Good idea bb. I hadn't thought of that.
Feel like a Mogul.

Trainman203

It only stands to reason to ask to take wood scraps from a construction job.  It would never occur to me to do otherwise.  I didn't need anything so I never got that far.  These are country boys building this house.  No hard hats at all!  No foreman either as best I can tell.  Just a bunch of pickup trucks all over the place. Very "independent " sub contractors.

Whenever I see a house being built, the first thing I think is ..... where will the layout go? 😂

bbmiroku

Of course, Terry, that also gives you an excuse reason to model a construction/demolition scene as well.
Whenever I'm making a new model, I 'drag out' my construction scene from Life-Like (sorry Bach Mann) and plop it down where the new building will go until it's finished, and I swap them out.

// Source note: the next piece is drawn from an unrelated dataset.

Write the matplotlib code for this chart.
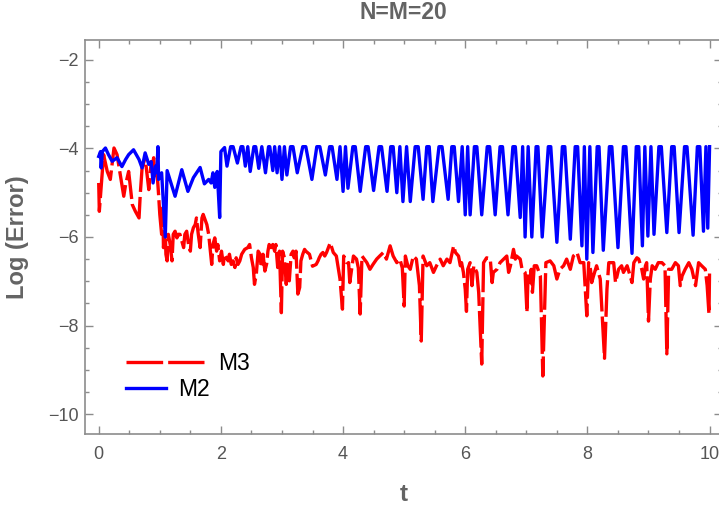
import matplotlib.pyplot as plt
from matplotlib.ticker import MultipleLocator

# ---------- data ----------
# M3 : (t, log error)
m3_pts = [
    (0.00, -4.78), (0.01, -5.42), (0.06, -4.52), (0.08, -4.14), (0.14, -4.52),
    (0.19, -4.70), (0.25, -3.99), (0.30, -4.14), (0.36, -4.66), (0.41, -5.08),
    (0.44, -4.82), (0.49, -4.52), (0.55, -5.27), (0.60, -5.42), (0.66, -5.57),
    (0.68, -5.04), (0.71, -4.44), (0.76, -4.21), (0.82, -4.93), (0.86, -4.30),
    (0.88, -4.36), (0.90, -4.21), (0.92, -4.66), (0.95, -4.44), (0.98, -5.04),
    (1.00, -5.49), (1.03, -5.94), (1.05, -5.34), (1.06, -6.24), (1.09, -5.87),
    (1.10, -6.39), (1.12, -6.54), (1.14, -5.94), (1.17, -6.17), (1.20, -6.54),
    (1.22, -5.94), (1.25, -5.87), (1.28, -6.02), (1.30, -5.94), (1.33, -5.94),
    (1.36, -6.09), (1.39, -6.24), (1.41, -5.94), (1.44, -5.87), (1.47, -6.17),
    (1.50, -6.32), (1.52, -5.94), (1.55, -5.79), (1.58, -5.72), (1.60, -5.57),
    (1.63, -5.94), (1.66, -6.24), (1.69, -5.57), (1.71, -5.49), (1.77, -5.72),
    (1.80, -5.94), (1.85, -6.62), (1.87, -6.17), (1.90, -6.02), (1.93, -6.32),
    (1.95, -6.17), (1.98, -6.54), (2.01, -6.32), (2.04, -6.62), (2.06, -6.39),
    (2.09, -6.47), (2.12, -6.54), (2.14, -6.39), (2.17, -6.62), (2.20, -6.54),
    (2.23, -6.69), (2.25, -6.47), (2.28, -6.62), (2.31, -6.54), (2.34, -6.39),
    (2.39, -6.28), (2.44, -6.24), (2.47, -6.17), (2.50, -6.47), (2.53, -6.69),
    (2.55, -7.07), (2.58, -6.84), (2.61, -6.32), (2.64, -6.39), (2.66, -6.69),
    (2.69, -6.39), (2.72, -6.77), (2.75, -6.60), (2.77, -6.32), (2.79, -6.17),
    (2.82, -6.24), (2.85, -6.17), (2.88, -6.32), (2.90, -6.17), (2.93, -6.69),
    (2.96, -6.32), (2.99, -7.71), (3.01, -6.32), (3.04, -6.47), (3.07, -7.07),
    (3.09, -6.62), (3.12, -6.99), (3.15, -6.39), (3.18, -6.32), (3.20, -6.47),
    (3.23, -6.32), (3.26, -7.29), (3.29, -7.14), (3.31, -6.54), (3.34, -6.39),
    (3.37, -6.28), (3.39, -6.32), (3.45, -6.39), (3.50, -6.66), (3.56, -6.62),
    (3.59, -6.54), (3.61, -6.47), (3.64, -6.39), (3.67, -6.35), (3.70, -6.43),
    (3.73, -6.35), (3.79, -6.13), (3.84, -6.35), (3.89, -6.43), (3.95, -6.95),
    (3.99, -7.63), (4.01, -6.43), (4.06, -6.58), (4.09, -6.58), (4.11, -7.03),
    (4.17, -6.43), (4.22, -6.50), (4.25, -6.70), (4.28, -7.74), (4.31, -6.43),
    (4.39, -6.58), (4.44, -6.73), (4.49, -6.62), (4.55, -6.50), (4.60, -6.43),
    (4.66, -6.35), (4.71, -6.50), (4.77, -6.20), (4.82, -6.43), (4.88, -6.58),
    (4.93, -6.50), (4.97, -6.70), (5.00, -7.56), (5.02, -6.43), (5.06, -6.65),
    (5.10, -6.73), (5.15, -6.43), (5.20, -6.50), (5.25, -7.10), (5.28, -8.35),
    (5.31, -6.43), (5.37, -6.65), (5.42, -6.58), (5.48, -6.80), (5.53, -6.65),
    (5.59, -6.50), (5.64, -6.65), (5.70, -6.50), (5.75, -6.58), (5.81, -6.20),
    (5.84, -6.35), (5.89, -6.43), (5.92, -6.65), (5.94, -6.58), (5.97, -6.80),
    (6.00, -7.18), (6.02, -7.68), (6.04, -6.73), (6.08, -6.58), (6.11, -7.10),
    (6.14, -6.65), (6.19, -6.80), (6.22, -7.25), (6.27, -8.87), (6.30, -6.58),
    (6.35, -6.47), (6.41, -6.50), (6.44, -7.03), (6.46, -6.80), (6.52, -6.73),
    (6.57, -6.58), (6.63, -6.50), (6.68, -6.43), (6.71, -6.80), (6.74, -6.65),
    (6.79, -6.28), (6.82, -6.50), (6.84, -6.43), (6.90, -6.50), (6.93, -6.73),
    (6.98, -6.80), (7.01, -7.70), (7.03, -6.80), (7.06, -7.03), (7.08, -6.73),
    (7.10, -7.25), (7.13, -6.65), (7.17, -6.65), (7.23, -6.88), (7.27, -9.14),
    (7.32, -6.58), (7.39, -6.54), (7.45, -6.65), (7.50, -6.95), (7.55, -6.73),
    (7.61, -6.65), (7.66, -6.50), (7.72, -6.73), (7.77, -6.43), (7.83, -6.35),
    (7.88, -6.58), (7.94, -6.58), (7.99, -7.78), (8.02, -6.58), (8.05, -6.73),
    (8.07, -7.03), (8.10, -6.88), (8.15, -6.65), (8.21, -6.95), (8.28, -8.74),
    (8.32, -7.18), (8.35, -6.58), (8.43, -6.58), (8.46, -7.03), (8.51, -6.73),
    (8.56, -6.65), (8.59, -6.80), (8.65, -6.65), (8.70, -6.88), (8.73, -7.03),
    (8.76, -6.58), (8.81, -6.47), (8.84, -6.50), (8.89, -6.73), (8.92, -6.95),
    (8.95, -6.65), (8.97, -6.58), (9.00, -7.90), (9.03, -6.95), (9.06, -6.65),
    (9.11, -6.73), (9.16, -6.58), (9.22, -6.58), (9.27, -6.65), (9.30, -8.64),
    (9.33, -6.73), (9.38, -6.73), (9.44, -6.58), (9.49, -6.65), (9.52, -7.10),
    (9.55, -6.88), (9.60, -6.73), (9.66, -6.58), (9.71, -6.73), (9.77, -7.10),
    (9.82, -6.58), (9.87, -6.65), (9.93, -6.73), (9.96, -7.10), (9.99, -7.74),
    (10.00, -6.73),
]

# M2 : (t, log error)
m2_pts = [
    (0.00, -4.18), (0.03, -4.07), (0.04, -4.44), (0.06, -4.07), (0.11, -3.99),
    (0.16, -4.14), (0.22, -4.29), (0.30, -4.21), (0.38, -4.41), (0.44, -4.25),
    (0.49, -4.14), (0.57, -4.03), (0.66, -4.25), (0.71, -4.44), (0.76, -4.10),
    (0.82, -4.36), (0.86, -4.30), (0.89, -4.78), (0.93, -4.40), (0.95, -4.55),
    (0.97, -3.96), (0.98, -4.70), (1.03, -4.55), (1.09, -6.00), (1.12, -4.50),
    (1.25, -5.08), (1.36, -4.48), (1.46, -4.97), (1.55, -4.66), (1.66, -4.43),
    (1.73, -4.80), (1.80, -4.70), (1.84, -4.78), (1.87, -4.55), (1.90, -4.88),
    (1.94, -4.52), (1.98, -5.56), (2.00, -4.07), (2.06, -3.98), (2.10, -4.40),
    (2.16, -3.96), (2.20, -3.96), (2.27, -4.33), (2.33, -3.96), (2.36, -3.96),
    (2.40, -4.40), (2.44, -3.96), (2.48, -4.52), (2.54, -3.96), (2.57, -3.96),
    (2.62, -4.45), (2.67, -3.96), (2.73, -4.55), (2.78, -3.96), (2.80, -3.96),
    (2.85, -4.50), (2.88, -3.96), (2.92, -4.55), (2.96, -3.96), (3.00, -4.70),
    (3.04, -3.96), (3.08, -4.60), (3.14, -3.96), (3.18, -3.96), (3.25, -4.55),
    (3.34, -3.96), (3.39, -3.96), (3.49, -4.70), (3.57, -3.96), (3.62, -3.96),
    (3.71, -4.60), (3.78, -3.96), (3.82, -3.96), (3.90, -4.70), (3.95, -3.96),
    (4.00, -4.97), (4.04, -3.96), (4.08, -4.90), (4.16, -3.96), (4.20, -3.96),
    (4.28, -4.97), (4.37, -3.96), (4.41, -3.96), (4.50, -4.95), (4.59, -3.96),
    (4.63, -3.96), (4.72, -4.97), (4.78, -3.96), (4.82, -3.96), (4.88, -5.00),
    (4.93, -3.96), (4.98, -5.20), (5.04, -3.96), (5.10, -5.20), (5.18, -3.96),
    (5.23, -3.96), (5.31, -5.15), (5.37, -3.96), (5.41, -3.96), (5.47, -5.20),
    (5.57, -3.96), (5.62, -3.96), (5.72, -5.15), (5.78, -3.96), (5.82, -3.96),
    (5.89, -5.20), (5.95, -3.96), (6.00, -5.50), (6.04, -3.96), (6.08, -5.50),
    (6.15, -3.96), (6.19, -3.96), (6.27, -5.50), (6.36, -3.96), (6.40, -3.96),
    (6.49, -5.50), (6.57, -3.96), (6.61, -3.96), (6.70, -5.50), (6.78, -3.96),
    (6.82, -3.96), (6.90, -5.56), (6.94, -3.96), (6.98, -6.00), (7.03, -3.96),
    (7.09, -6.00), (7.16, -3.96), (7.19, -3.96), (7.26, -6.00), (7.36, -3.96),
    (7.40, -3.96), (7.50, -6.12), (7.59, -3.96), (7.63, -3.96), (7.72, -6.05),
    (7.80, -3.96), (7.84, -3.96), (7.91, -6.20), (7.95, -3.96), (7.99, -6.50),
    (8.04, -3.96), (8.09, -6.35), (8.16, -3.96), (8.19, -3.96), (8.26, -6.30),
    (8.36, -3.96), (8.40, -3.96), (8.50, -6.24), (8.59, -3.96), (8.63, -3.96),
    (8.73, -6.37), (8.80, -3.96), (8.84, -3.96), (8.90, -6.20), (8.94, -3.96),
    (8.99, -5.98), (9.04, -3.96), (9.09, -5.94), (9.17, -3.96), (9.21, -3.96),
    (9.30, -5.90), (9.38, -3.96), (9.42, -3.96), (9.50, -5.90), (9.59, -3.96),
    (9.63, -3.96), (9.73, -5.96), (9.80, -3.96), (9.84, -3.96), (9.90, -5.87),
    (9.94, -3.96), (9.97, -5.80), (10.00, -3.96),
]

x_ticks = [0, 2, 4, 6, 8, 10]
y_ticks = [-10, -8, -6, -4, -2]

m3_t, m3_y = zip(*m3_pts)
m2_t, m2_y = zip(*m2_pts)

plt.rcParams['font.family'] = ['Liberation Sans', 'DejaVu Sans']

FRAME = '#8c8c8c'
LABEL = '#646464'

fig = plt.figure(figsize=(7.19, 5.08), dpi=100)
ax = fig.add_axes([0.1186, 0.1457, 0.8853, 0.7756])

red_line, = ax.plot(m3_t, m3_y, color='#ff0000', lw=2.4, dashes=(11, 1.5))
blue_line, = ax.plot(m2_t, m2_y, color='#0000ff', lw=2.4)

ax.set_xlim(-0.22, 10.2)
ax.set_ylim(-10.45, -1.55)
ax.set_xticks(x_ticks)
ax.set_yticks(y_ticks)
ax.xaxis.set_minor_locator(MultipleLocator(0.5))
ax.yaxis.set_minor_locator(MultipleLocator(0.5))

ax.tick_params(which='both', direction='in', top=True, right=True,
               color=FRAME, width=1, labelcolor='#555555', labelsize=13)
ax.tick_params(which='major', length=5.5)
ax.tick_params(which='minor', length=3)
ax.tick_params(axis='x', pad=9)
ax.tick_params(axis='y', pad=5)
for s in ax.spines.values():
    s.set_color(FRAME)
    s.set_linewidth(1.2)

ax.set_title('N=M=20', fontsize=16.5, fontweight='bold', color=LABEL, pad=15)
ax.set_xlabel('t', fontsize=17.5, fontweight='bold', color=LABEL, labelpad=14)
ax.set_ylabel('Log (Error)', fontsize=17, fontweight='bold', color=LABEL)
ax.yaxis.set_label_coords(-0.088, 0.5)

# two legends so that the handles get different lengths, as in the reference
leg1 = ax.legend([red_line], ['M3'], loc='center left', bbox_to_anchor=(0.064, 0.178),
                 frameon=False, fontsize=16.5, handlelength=3.4, handletextpad=0.6,
                 borderpad=0, borderaxespad=0)
ax.add_artist(leg1)
ax.legend([blue_line], ['M2'], loc='center left', bbox_to_anchor=(0.064, 0.114),
          frameon=False, fontsize=16.5, handlelength=1.75, handletextpad=0.52,
          borderpad=0, borderaxespad=0)

fig.savefig('out.png', dpi=100)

Trainamn203, I live in a fairly large city.  Thus the warning to all.  But whatever works in your area, right?

Another tip:
          Those flexible foam paper-like sheets some small electronics are packaged in (and some model train cars, such as Bachmann's Old Time passenger car [Union Pacific])?  Snow.  Just cut the shapes of vertical things (trees building, people, but not bushes) out of it and lay it down.  Don't bother gluing it as you can then change the scenery for non-winter scenes.

Trainman203

I love saving kit structure models that someone else has built badly and often end up in the trash.   They often come from estates and are often discontinued kits of very nice buildings.  I've got an interlocking tower right now, I believe to be an old Life-Like kit for maybe a B&O building,  that some moron put doors and windows in the wrong places and spilled glue around it at the same time.  However, its decorative architecture is right up the practices of the old Iron Mountain Route, a major Missouri Pacific predecessor. It's bones are perfect for that.  Since I model an MP sub, it spoke to me to save it and I'm in the middle of renovation right now.  It's going to be the Midland yard office.